DEIB - Nicola Schiavoni Seminar Room (Building 20)
March 11, 2024 | 11:30 am
Contacts: Prof. Pierluigi San Pietro
Research Line: Advanced software architectures and methodologies
Since their conception in 1951, compilers have gone through three major evolutionary steps.
First, compilers were conceived as mere translators.
Their job was to translate code written in a programming language to a semantically equivalent binary code.
Then, compilers earned the ability to optimize code while translating it; they became optimizing compilers.
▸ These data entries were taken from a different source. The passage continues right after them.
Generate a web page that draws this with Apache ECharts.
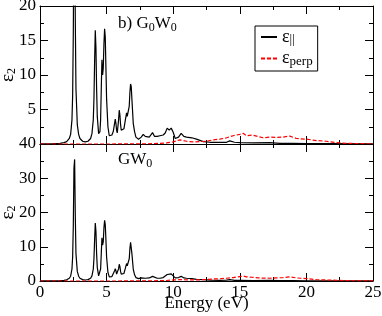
<!DOCTYPE html>
<html><head><meta charset="utf-8">
<script src="https://cdn.jsdelivr.net/npm/echarts@6/dist/echarts.min.js"></script>
<style>html,body{margin:0;padding:0;background:#fff}#c{width:382px;height:316px}</style>
</head><body><div id="c"></div>
<script>
// Energy grid (eV) for the parallel component
const energyPar = [0, 1.0, 1.5, 1.8, 2.0, 2.2, 2.3, 2.4, 2.45, 2.5, 2.55, 2.6, 2.65, 2.7, 2.8, 2.9, 3.0, 3.2, 3.4, 3.6, 3.8, 3.9, 4.0, 4.05, 4.1, 4.15, 4.2, 4.25, 4.3, 4.4, 4.5, 4.55, 4.6, 4.65, 4.7, 4.75, 4.8, 4.85, 4.9, 4.95, 5.0, 5.1, 5.2, 5.3, 5.4, 5.5, 5.6, 5.65, 5.7, 5.75, 5.8, 5.9, 5.95, 6.0, 6.05, 6.1, 6.2, 6.3, 6.4, 6.5, 6.55, 6.6, 6.7, 6.75, 6.8, 6.85, 6.9, 7.0, 7.1, 7.2, 7.4, 7.6, 7.75, 7.9, 8.0, 8.2, 8.45, 8.6, 8.8, 9.0, 9.25, 9.4, 9.55, 9.7, 9.85, 10.0, 10.15, 10.4, 10.6, 10.8, 11.0, 11.4, 11.75, 12.25, 12.75, 13.5, 14.0, 14.25, 14.6, 15.0, 16.0, 17.25, 18.0, 19.0, 20.0, 22.0, 25.0];
// G0W0 eps_parallel
const g0w0Par = [0.02, 0.05, 0.1, 0.2, 0.35, 0.8, 1.4, 3.5, 7, 16, 32, 33, 18, 8, 2.8, 1.4, 0.8, 0.4, 0.3, 0.4, 0.8, 1.5, 3.5, 6.5, 12, 16.5, 14, 8, 4, 1.5, 1.8, 3.5, 8, 12.2, 10, 11, 14.5, 16.7, 15.5, 11, 6.5, 2.5, 1.2, 1.05, 1.3, 1.8, 3.0, 3.6, 3.0, 2.0, 1.6, 3.5, 4.9, 4.2, 2.8, 2.0, 1.8, 2.2, 3.4, 4.5, 4.0, 3.8, 5.5, 7.5, 8.7, 8.3, 6.5, 3.0, 1.8, 1.0, 0.7, 1.0, 1.4, 1.1, 1.0, 1.0, 1.65, 1.1, 1.1, 1.2, 1.3, 1.6, 2.3, 2.0, 2.3, 1.7, 0.8, 1.0, 1.55, 1.1, 1.0, 0.9, 0.7, 0.35, 0.25, 0.25, 0.25, 0.45, 0.25, 0.2, 0.15, 0.2, 0.1, 0.1, 0.05, 0.05, 0.02];
// GW0 eps_parallel
const gw0Par = [0.02, 0.05, 0.1, 0.2, 0.35, 0.8, 1.4, 3.5, 7, 16, 33, 35.5, 19, 8, 2.8, 1.4, 0.8, 0.4, 0.3, 0.4, 0.8, 1.5, 3.5, 6.5, 12, 16.9, 14.5, 8, 4, 1.5, 1.8, 3.5, 8, 12.6, 10.5, 11.5, 15.5, 17.7, 16.5, 12, 7, 2.5, 1.2, 1.0, 1.3, 1.8, 3.0, 3.6, 3.0, 2.0, 1.6, 3.6, 4.9, 4.2, 2.8, 2.0, 1.8, 2.2, 3.6, 5.1, 4.4, 4.0, 6.5, 9.5, 11.3, 10.8, 8, 3.5, 1.8, 1.0, 0.7, 0.9, 1.2, 0.8, 0.7, 0.9, 1.36, 0.9, 0.8, 0.8, 1.0, 1.3, 1.9, 1.7, 2.1, 1.5, 0.9, 1.0, 1.36, 0.9, 0.8, 0.7, 0.5, 0.4, 0.25, 0.2, 0.25, 0.4, 0.2, 0.2, 0.15, 0.2, 0.1, 0.1, 0.05, 0.05, 0.02];
// Energy grid (eV) for the perpendicular component
const energyPerp = [0, 5, 8, 9.0, 9.5, 10.0, 10.5, 11.0, 11.5, 12.0, 12.5, 13.0, 13.5, 14.0, 14.5, 15.0, 15.25, 15.5, 15.9, 16.4, 16.75, 17.25, 17.75, 18.25, 18.75, 19.25, 20.0, 20.75, 21.5, 22.25, 23.0, 24.0, 25.0];
const g0w0Perp = [0, 0, 0.02, 0.1, 0.15, 0.3, 0.6, 0.4, 0.3, 0.35, 0.4, 0.6, 0.7, 0.9, 1.2, 1.4, 1.55, 1.2, 1.3, 1.07, 0.9, 1.0, 0.95, 1.0, 1.15, 0.8, 0.7, 0.5, 0.4, 0.2, 0.1, 0.05, 0.03];
const gw0Perp = [0, 0, 0.02, 0.1, 0.15, 0.3, 0.4, 0.35, 0.3, 0.35, 0.45, 0.6, 0.65, 0.8, 1.0, 1.3, 1.45, 1.2, 1.1, 0.9, 0.85, 0.8, 0.9, 1.0, 1.2, 0.9, 0.7, 0.4, 0.3, 0.2, 0.1, 0.05, 0.03];
const xTicks = [0, 5, 10, 15, 20, 25];
const topYTicks = [0, 5, 10, 15, 20];
const botYTicks = [0, 10, 20, 30, 40];

const FONT = "'Liberation Serif', 'Times New Roman', serif";
const zip = (xs, ys) => xs.map((x, i) => [x, ys[i]]);

function xAx(grid, pos, labels) {
  return {
    type: 'value', gridIndex: grid, position: pos,
    min: xTicks[0], max: xTicks[xTicks.length - 1], interval: xTicks[1] - xTicks[0],
    axisLine: { show: true, onZero: false, lineStyle: { color: '#000', width: 1 } },
    axisTick: { show: true, inside: true, length: 8, lineStyle: { color: '#000' } },
    minorTick: { show: true, splitNumber: 2, length: 4, lineStyle: { color: '#000' } },
    splitLine: { show: false },
    axisLabel: { show: labels, color: '#000', fontFamily: FONT, fontSize: 17, margin: 3 },
    name: labels ? 'Energy (eV)' : '', nameLocation: 'middle', nameGap: 14, nameMoveOverlap: false,
    nameTextStyle: { color: '#000', fontFamily: FONT, fontSize: 17, verticalAlign: 'top' }
  };
}
function yAx(grid, pos, ticks, labels, hideMin) {
  return {
    type: 'value', gridIndex: grid, position: pos,
    min: ticks[0], max: ticks[ticks.length - 1], interval: ticks[1] - ticks[0],
    axisLine: { show: true, onZero: false, lineStyle: { color: '#000', width: 1 } },
    axisTick: { show: true, inside: true, length: 8, lineStyle: { color: '#000' } },
    minorTick: { show: true, splitNumber: 2, length: 4, lineStyle: { color: '#000' } },
    splitLine: { show: false },
    axisLabel: { show: labels, color: '#000', fontFamily: FONT, fontSize: 17, margin: 4, showMinLabel: !hideMin },
    name: labels ? '{e|ε}{s|2}' : '', nameLocation: 'middle', nameGap: 22, nameRotate: 90, nameMoveOverlap: false,
    nameTextStyle: { color: '#000', fontFamily: FONT,
      rich: { e: { fontSize: 19, fontFamily: FONT, color: '#000' },
              s: { fontSize: 12, fontFamily: FONT, color: '#000', padding: [8, 0, 0, 0] } } }
  };
}

const chart = echarts.init(document.getElementById('c'), null, { renderer: 'canvas' });
chart.setOption({
  animation: false,
  backgroundColor: '#fff',
  grid: [
    { left: 40, right: 9, top: 6, height: 138, containLabel: false, outerBoundsMode: 'none' },
    { left: 40, right: 9, top: 144, height: 137, containLabel: false, outerBoundsMode: 'none' }
  ],
  xAxis: [xAx(0, 'bottom', false), xAx(0, 'top', false), xAx(1, 'bottom', true), xAx(1, 'top', false)],
  yAxis: [yAx(0, 'left', topYTicks, true, true), yAx(0, 'right', topYTicks, false, false),
          yAx(1, 'left', botYTicks, true, false), yAx(1, 'right', botYTicks, false, false)],
  legend: {
    data: ['par', 'perp'], orient: 'vertical', left: 255, top: 26,
    borderColor: '#000', borderWidth: 1, borderRadius: 0, padding: [2, 5, 3, 5], itemGap: 3,
    itemWidth: 16, itemHeight: 12,
    itemStyle: { opacity: 0 },
    formatter: n => n === 'par' ? '{e|ε}{s|||}' : '{e|ε}{s|perp}',
    textStyle: { color: '#000', fontFamily: FONT,
      rich: { e: { fontSize: 18, fontFamily: FONT, color: '#000' },
              s: { fontSize: 13, fontFamily: FONT, color: '#000', padding: [6, 0, 0, 0] } } }
  },
  graphic: [
    { type: 'text', left: 118, top: 15, style: { text: '{a|b) G}{s|0}{a|W}{s|0}', fill: '#000',
      rich: { a: { fontSize: 17, fontFamily: FONT, fill: '#000' }, s: { fontSize: 12, fontFamily: FONT, fill: '#000', padding: [9, 0, 0, 0] } } } },
    { type: 'text', left: 118, top: 151, style: { text: '{a|GW}{s|0}', fill: '#000',
      rich: { a: { fontSize: 17, fontFamily: FONT, fill: '#000' }, s: { fontSize: 12, fontFamily: FONT, fill: '#000', padding: [9, 0, 0, 0] } } } }
  ],
  series: [
    { name: 'par', type: 'line', xAxisIndex: 0, yAxisIndex: 0, data: zip(energyPar, g0w0Par), symbol: 'none', lineStyle: { color: '#000', width: 1.2 }, itemStyle: { color: '#000' } },
    { name: 'perp', type: 'line', xAxisIndex: 0, yAxisIndex: 0, data: zip(energyPerp, g0w0Perp), symbol: 'none', lineStyle: { color: '#ff0000', width: 1.2, type: [4, 2] }, itemStyle: { color: '#ff0000' } },
    { name: 'par', type: 'line', xAxisIndex: 2, yAxisIndex: 2, data: zip(energyPar, gw0Par), symbol: 'none', lineStyle: { color: '#000', width: 1.2 }, itemStyle: { color: '#000' } },
    { name: 'perp', type: 'line', xAxisIndex: 2, yAxisIndex: 2, data: zip(energyPerp, gw0Perp), symbol: 'none', lineStyle: { color: '#ff0000', width: 1.2, type: [4, 2] }, itemStyle: { color: '#ff0000' } }
  ]
});
</script></body></html>
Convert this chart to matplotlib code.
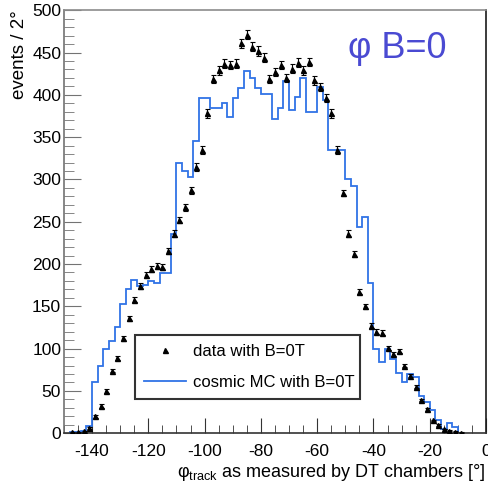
# -*- coding: utf-8 -*-
# Data vs cosmic MC, phi_track distribution for B=0

import matplotlib
matplotlib.use('Agg')
import matplotlib.pyplot as plt
from matplotlib.ticker import MultipleLocator
import numpy as np

plt.rcParams['font.family'] = ['Liberation Sans', 'DejaVu Sans']
plt.rcParams['axes.unicode_minus'] = False
plt.rcParams['mathtext.fontset'] = 'custom'
plt.rcParams['mathtext.rm'] = 'Liberation Sans'
plt.rcParams['mathtext.it'] = 'Liberation Sans:italic'

# ---- Data
# cosmic MC, 2 degree bins, left edges from -148 to -12
mc_edges = np.arange(-148, -11, 2)
mc_counts = [1, 1, 3, 9, 60, 80, 99, 109, 126, 153,
             170, 181, 174, 175, 180, 177, 189, 189, 236, 319,
             310, 303, 346, 396, 396, 385, 385, 390, 374, 396,
             408, 428, 420, 408, 401, 401, 372, 385, 416, 382,
             398, 420, 380, 380, 409, 394, 335, 335, 335, 300,
             292, 244, 256, 178, 99, 84, 99, 88, 71, 61,
             70, 66, 44, 37, 27, 15, 5, 12, 7]

# data with B=0T, bin centers from -147 to -9
data_x = np.arange(-147, -8, 2)
data_counts = [1, 1, 2, 6,
               20, 32, 50, 74, 89, 112, 136, 158,
               174, 187, 194, 198, 197, 215, 236, 252, 267, 287, 315, 335,
               378, 419, 429, 437, 435, 437, 461, 471, 457, 452, 444, 419,
               427, 435, 420, 431, 438, 429, 439, 417, 409, 396, 378, 335,
               284, 236, 212, 167, 150, 127, 120, 119, 101, 94, 97, 80,
               68, 55, 39, 28, 15, 10, 5, 3, 1.5, 0.5]
data_err = [0.5, 0.5, 1, 1,
            1.5, 2, 2, 2, 2.5, 2.5, 3, 3,
            3.5, 3.5, 3.5, 3.5, 3.5, 3.5, 4, 4, 4, 4, 4.5, 4.5,
            5, 5, 5, 5, 5, 5, 5.5, 5.5, 5.5, 5.5, 5, 5,
            5, 5, 5, 5, 5, 5, 5, 5, 5, 5, 5, 4.5,
            4, 4, 3.5, 3, 3, 3, 3, 3, 2.5, 2.5, 2.5, 2,
            2, 2, 1.5, 1.5, 1, 1, 0.5, 0.5, 0.5, 0.5]

mc_color = '#3073e6'
title_color = '#4a4ad2'

# ---- Plot
fig = plt.figure(figsize=(4.88, 4.90), dpi=100)
ax = fig.add_axes([0.131, 0.116, 0.865, 0.863])

mc_line = ax.stairs(mc_counts, np.append(mc_edges, mc_edges[-1] + 2),
                    color=mc_color, lw=1.3, zorder=2)
data_cont = ax.errorbar(data_x, data_counts, yerr=data_err, fmt='^',
                        color='black', ms=3.6, elinewidth=0.8, capsize=1.8,
                        capthick=0.8, zorder=3)

ax.set_xlim(-150, 0)
ax.set_ylim(0, 500)

ax.xaxis.set_major_locator(MultipleLocator(20))
ax.xaxis.set_minor_locator(MultipleLocator(5))
ax.yaxis.set_major_locator(MultipleLocator(50))
ax.yaxis.set_minor_locator(MultipleLocator(10))
ax.tick_params(which='both', direction='in', labelsize=12.5,
               top=False, right=False)
ax.tick_params(axis='x', which='major', length=11, pad=8, color='0.2')
ax.tick_params(axis='x', which='minor', length=6, color='0.2')
ax.tick_params(axis='y', which='major', length=12, pad=2, color='0.45')
ax.tick_params(axis='y', which='minor', length=7, color='0.45')

ax.spines['left'].set_color('0.45')
ax.spines['bottom'].set_color('0.2')
ax.spines['top'].set_color('0.55')
ax.spines['right'].set_color('0.1')
for sp in ax.spines.values():
    sp.set_linewidth(1.2)

ax.set_ylabel('events / 2°', loc='top', fontsize=13.5)
ax.yaxis.set_label_coords(-0.085, 1.0)
ax.set_xlabel(r'$\mathrm{φ}_{\mathrm{track}}$ as measured by DT chambers [°]',
              loc='right', fontsize=13)
ax.xaxis.set_label_coords(1.0, -0.068)

ax.text(0.789, 0.910, 'φ B=0', transform=ax.transAxes, fontsize=26,
        color=title_color, ha='center', va='center')

# legend: marker only for the data, line for the MC
mc_handle = plt.Line2D([], [], color=mc_color, lw=1.3)
leg = ax.legend([data_cont[0], mc_handle],
                ['data with B=0T', 'cosmic MC with B=0T'], loc='lower left',
                bbox_to_anchor=(0.168, 0.080, 0.533, 0.156), mode='expand',
                fontsize=12, frameon=True, fancybox=False, borderpad=0.55,
                labelspacing=0.95, handlelength=2.5, handletextpad=0.45,
                borderaxespad=0)
leg.get_frame().set_edgecolor('black')
leg.get_frame().set_linewidth(1.5)

fig.savefig('out.png', dpi=100)
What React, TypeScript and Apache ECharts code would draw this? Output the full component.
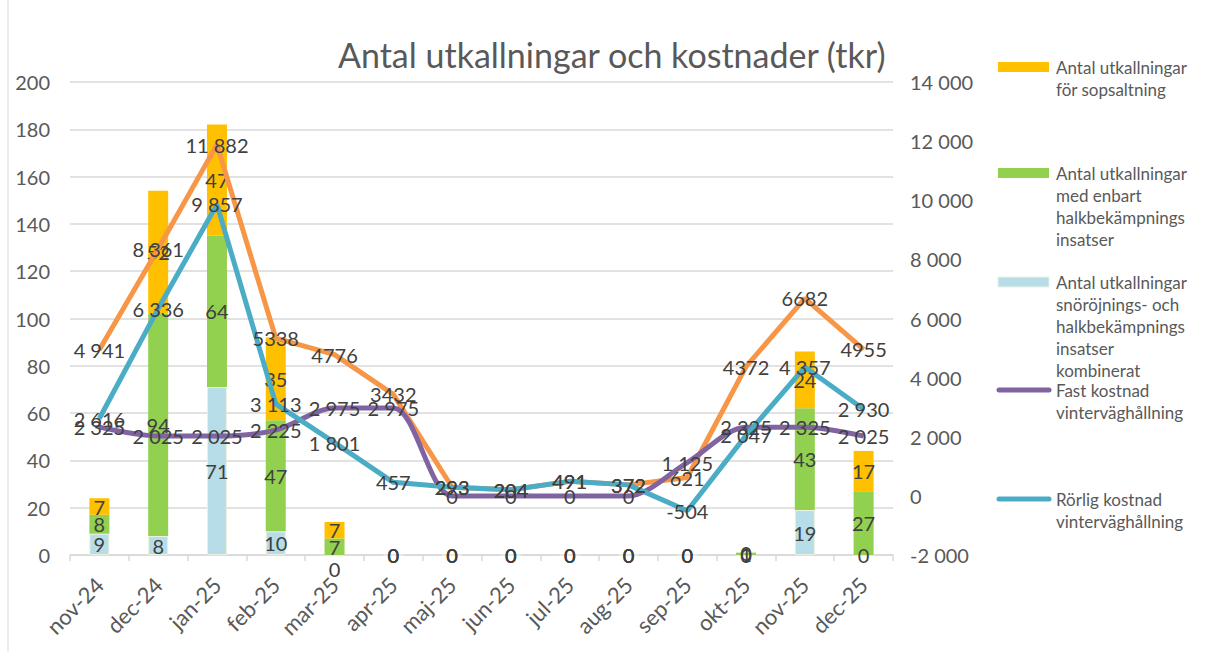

Since then, most of the innovations in compilers have been targeting their ability to optimize code, so it is no surprise that abstractions included within compilers have been code-centric; code is the first-class citizen while other aspects of computation are (at most) afterthoughts.
The last phase of compilers started when they adopted a series of dependence abstractions that identified whether or not a code transformation preserved the original semantics.
This adoption enabled compilers to expand their optimization capability to code that uses memory pointers.
In this talk, I will argue for the need to start a new phase for compilers where two dimensions of computation become first-class citizens.
First, the memory used by a program (and its hierarchical organization in collections and objects) becomes a first-class citizen, easily analyzable, and optimizable.
Then, dependences between instructions and code regions, their hierarchical organization, and their heterogenous semantics need to become first-class citizens to the point where compilers can manipulate them directly, while the underlying code gets modified as a side-effect.
Complementing current code-centric compilers with dependence-centric and memory-centric abstractions/representations both opens a new family of optimizations that compilers can now do and massively reduces the complexity of state-of-the-art aggressive optimizations.
Together with my collaborators and students, we have both designed several optimizations of this new kind (optimizations that no code-centric compilers can do) and we have re-implemented state-of-the-art aggressive optimizations in a few hundred lines of code (rather than several tens of thousands needed by their code-centric implementation).